Ecrit par Didier Ayres le 15.04.19 dans La Une CED, Les Chroniques, Les Livres, Arfuyen

Ainsi parlait, Léonard de Vinci, Arfuyen, janvier 2019, trad. Louis Gehres, 172 pages, 14 €

Ainsi parlait, Léonard de Vinci (par Didier Ayres)

 

Forces et formes de la connaissance

L’initiative de Gérard Pfister, directeur des éditions Arfuyen, de créer une collection capable de faire état, dans une synthèse du travail littéraire, d’un auteur important, joue son rôle ici pleinement. Les textes du célèbre peintre de la Renaissance, qui sont tirés de quelques 13000 pages où dessins, manuscrits, plans d’ingénieur ou d’architecte se côtoient à l’aventure, donnent un aperçu synoptique de l’univers intellectuel et artistique du créateur de La Joconde. Il en découle que le monde de Vinci est celui de la connaissance, offrant dans ses tentatives d’approche un univers stimulant, connaissance au sens strict et fort du terme. Du reste, le Quattrocento est déjà en lui-même un grand passage, le climax de la connaissance humaine, autant pour les arts que pour la science, voire la technique. De cela, Vinci se fait le miroir, interroge la mémoire, l’art, la vérité, le mensonge, la nature, la science, tout ce qui peut découler de la force de l’entendement.
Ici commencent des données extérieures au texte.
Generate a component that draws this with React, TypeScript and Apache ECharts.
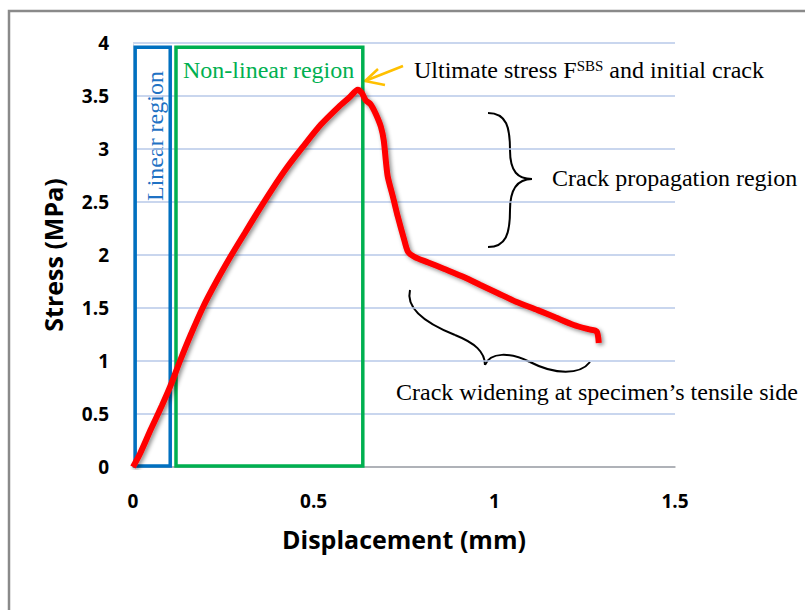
import React, { useEffect, useRef } from "react";
import * as echarts from "echarts";

// Displacement (mm) and stress (MPa)
const displacement = [
  0, 0.02, 0.05, 0.08, 0.103, 0.13, 0.16, 0.194, 0.23, 0.27, 0.31, 0.344, 0.385, 0.427, 0.47,
  0.52, 0.57, 0.6, 0.622, 0.633, 0.644, 0.658, 0.672, 0.686, 0.694, 0.7, 0.705, 0.72, 0.733,
  0.75, 0.761, 0.78, 0.817, 0.86, 0.917, 0.96, 1.01, 1.06, 1.12, 1.17, 1.22, 1.26, 1.283, 1.289,
];
const stress = [
  0, 0.13, 0.36, 0.58, 0.76, 1.0, 1.25, 1.51, 1.745, 1.985, 2.21, 2.4, 2.62, 2.83, 3.02,
  3.23, 3.4, 3.49, 3.56, 3.53, 3.46, 3.42, 3.33, 3.21, 3.08, 2.88, 2.74, 2.54, 2.36,
  2.15, 2.03, 1.98, 1.93, 1.87, 1.79, 1.72, 1.64, 1.56, 1.48, 1.41, 1.34, 1.3, 1.28, 1.17,
];

// Region boxes in data units: [xStart, yStart, xEnd, yEnd]
const linearRegion = [0.006, 0.01, 0.103, 3.96];
const nonLinearRegion = [0.119, 0.01, 0.636, 3.96];

const xTicks = { min: 0, max: 1.5, interval: 0.5 };
const yTicks = { min: 0, max: 4, interval: 0.5 };

export default function App() {
  const ref = useRef<HTMLDivElement>(null);

  useEffect(() => {
    if (!ref.current) return;
    const chart = echarts.init(ref.current, null, { renderer: "svg" });
    const serif = "'Liberation Serif', 'Times New Roman', serif";
    const sans = "'Open Sans', 'Noto Sans', sans-serif";

    const brace = (segs: number[][]) =>
      segs.map((s) => ({
        type: "bezierCurve",
        shape: { x1: s[0], y1: s[1], cpx1: s[2], cpy1: s[3], cpx2: s[4], cpy2: s[5], x2: s[6], y2: s[7] },
        style: { stroke: "#000", lineWidth: 2, fill: "none" },
        silent: true,
      }));

    chart.setOption({
      animation: false,
      backgroundColor: "#fff",
      grid: { left: 133, right: 130, top: 43, bottom: 143, containLabel: false },
      xAxis: {
        type: "value",
        min: xTicks.min,
        max: xTicks.max,
        interval: xTicks.interval,
        name: "Displacement (mm)",
        nameLocation: "middle",
        nameGap: 59,
        nameTextStyle: { fontFamily: sans, fontWeight: "bold", fontSize: 25, color: "#000", verticalAlign: "top" },
        axisLine: { show: true, lineStyle: { color: "#a6a6a6", width: 1.5 } },
        axisTick: { show: false },
        splitLine: { show: false },
        axisLabel: { fontFamily: sans, fontWeight: "bold", fontSize: 19, color: "#000", margin: 24 },
      },
      yAxis: {
        type: "value",
        min: yTicks.min,
        max: yTicks.max,
        interval: yTicks.interval,
        name: "Stress (MPa)",
        nameLocation: "middle",
        nameGap: 68,
        nameRotate: 90,
        nameTextStyle: { fontFamily: sans, fontWeight: "bold", fontSize: 25, color: "#000" },
        axisLine: { show: true, lineStyle: { color: "#d6dbe6", width: 1 } },
        axisTick: { show: false },
        splitLine: { show: true, lineStyle: { color: "#b7c9e8", width: 1.5 } },
        axisLabel: { fontFamily: sans, fontWeight: "bold", fontSize: 19, color: "#000", margin: 24 },
      },
      series: [
        {
          type: "line",
          data: displacement.map((d, i) => [d, stress[i]]),
          showSymbol: false,
          smooth: 0.25,
          lineStyle: {
            color: "#ff0000",
            width: 6,
            shadowColor: "rgba(0,0,0,0.45)",
            shadowBlur: 4,
            shadowOffsetX: 2,
            shadowOffsetY: 2,
          },
          markArea: {
            silent: true,
            data: [
              [
                {
                  coord: [linearRegion[0], linearRegion[3]],
                  itemStyle: { color: "rgba(0,0,0,0)", borderColor: "#0070c0", borderWidth: 3.5 },
                },
                { coord: [linearRegion[2], linearRegion[1]] },
              ],
              [
                {
                  coord: [nonLinearRegion[0], nonLinearRegion[3]],
                  itemStyle: { color: "rgba(0,0,0,0)", borderColor: "#00b050", borderWidth: 3.5 },
                },
                { coord: [nonLinearRegion[2], nonLinearRegion[1]] },
              ],
            ],
          },
        },
      ],
      graphic: [
        {
          type: "rect",
          shape: { x: 9, y: 11, width: 830, height: 640 },
          style: { fill: "none", stroke: "#8a8a8a", lineWidth: 2.5 },
          silent: true,
        },
        {
          type: "text",
          x: 155,
          y: 201,
          rotation: Math.PI / 2,
          style: {
            text: "Linear region",
            fontFamily: serif,
            fontSize: 24,
            fill: "#1f72c4",
            textAlign: "left",
            textVerticalAlign: "middle",
          },
        },
        {
          type: "text",
          x: 183,
          y: 70,
          style: {
            text: "Non-linear region",
            fontFamily: serif,
            fontSize: 24,
            fill: "#00b050",
            textAlign: "left",
            textVerticalAlign: "middle",
          },
        },
        {
          type: "text",
          x: 414,
          y: 70,
          style: {
            text: "Ultimate stress F{sup|SBS} and initial crack",
            fontFamily: serif,
            fontSize: 24,
            fill: "#000",
            textAlign: "left",
            textVerticalAlign: "middle",
            rich: {
              sup: { fontFamily: serif, fontSize: 15, fill: "#000", verticalAlign: "top", padding: [0, 0, 9, 0] },
            },
          },
        },
        {
          type: "line",
          shape: { x1: 403, y1: 66, x2: 365, y2: 81 },
          style: { stroke: "#ffc000", lineWidth: 2.5 },
          silent: true,
        },
        {
          type: "polyline",
          shape: { points: [[378, 69], [365, 81], [385, 85]] },
          style: { stroke: "#ffc000", lineWidth: 2.5, fill: "none" },
          silent: true,
        },
        ...brace([
          [488, 113, 507, 113, 510, 128, 510, 150],
          [510, 150, 510, 172, 518, 179, 532, 179],
          [532, 179, 518, 179, 510, 188, 510, 210],
          [510, 210, 510, 234, 506, 247, 488, 247],
        ]),
        {
          type: "text",
          x: 552,
          y: 178,
          style: {
            text: "Crack propagation region",
            fontFamily: serif,
            fontSize: 24,
            fill: "#000",
            textAlign: "left",
            textVerticalAlign: "middle",
          },
        },
        ...brace([
          [410, 290, 405, 310, 430, 325, 455, 335],
          [455, 335, 475, 343, 485, 352, 485, 365],
          [485, 365, 490, 352, 510, 352, 530, 362],
          [530, 362, 555, 375, 580, 375, 590, 362],
        ]),
        {
          type: "text",
          x: 396,
          y: 392,
          style: {
            text: "Crack widening at specimen\u2019s tensile side",
            fontFamily: serif,
            fontSize: 24,
            fill: "#000",
            textAlign: "left",
            textVerticalAlign: "middle",
          },
        },
      ],
    });
    return () => chart.dispose();
  }, []);

  return (
    <div
      ref={ref}
      style={{ position: "fixed", left: 0, top: 0, width: 805, height: 610, background: "#fff" }}
    />
  );
}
Le feu détruit le mensonge – c’est-à-dire le sophisme – et restitue la vérité, en chassant l’obscurité.

Le feu doit être entendu comme ce qui brûle tout sophisme, ce qui découvre et prouve la vérité – car il est lumière –, ce qui chasse l’obscurité par laquelle toute essence est occultée.

Le feu détruit tout sophisme – c’est-à-dire toute erreur – et ne laisse que la vérité – c’est-à-dire l’orÀ la fin, la vérité n’est plus cachée.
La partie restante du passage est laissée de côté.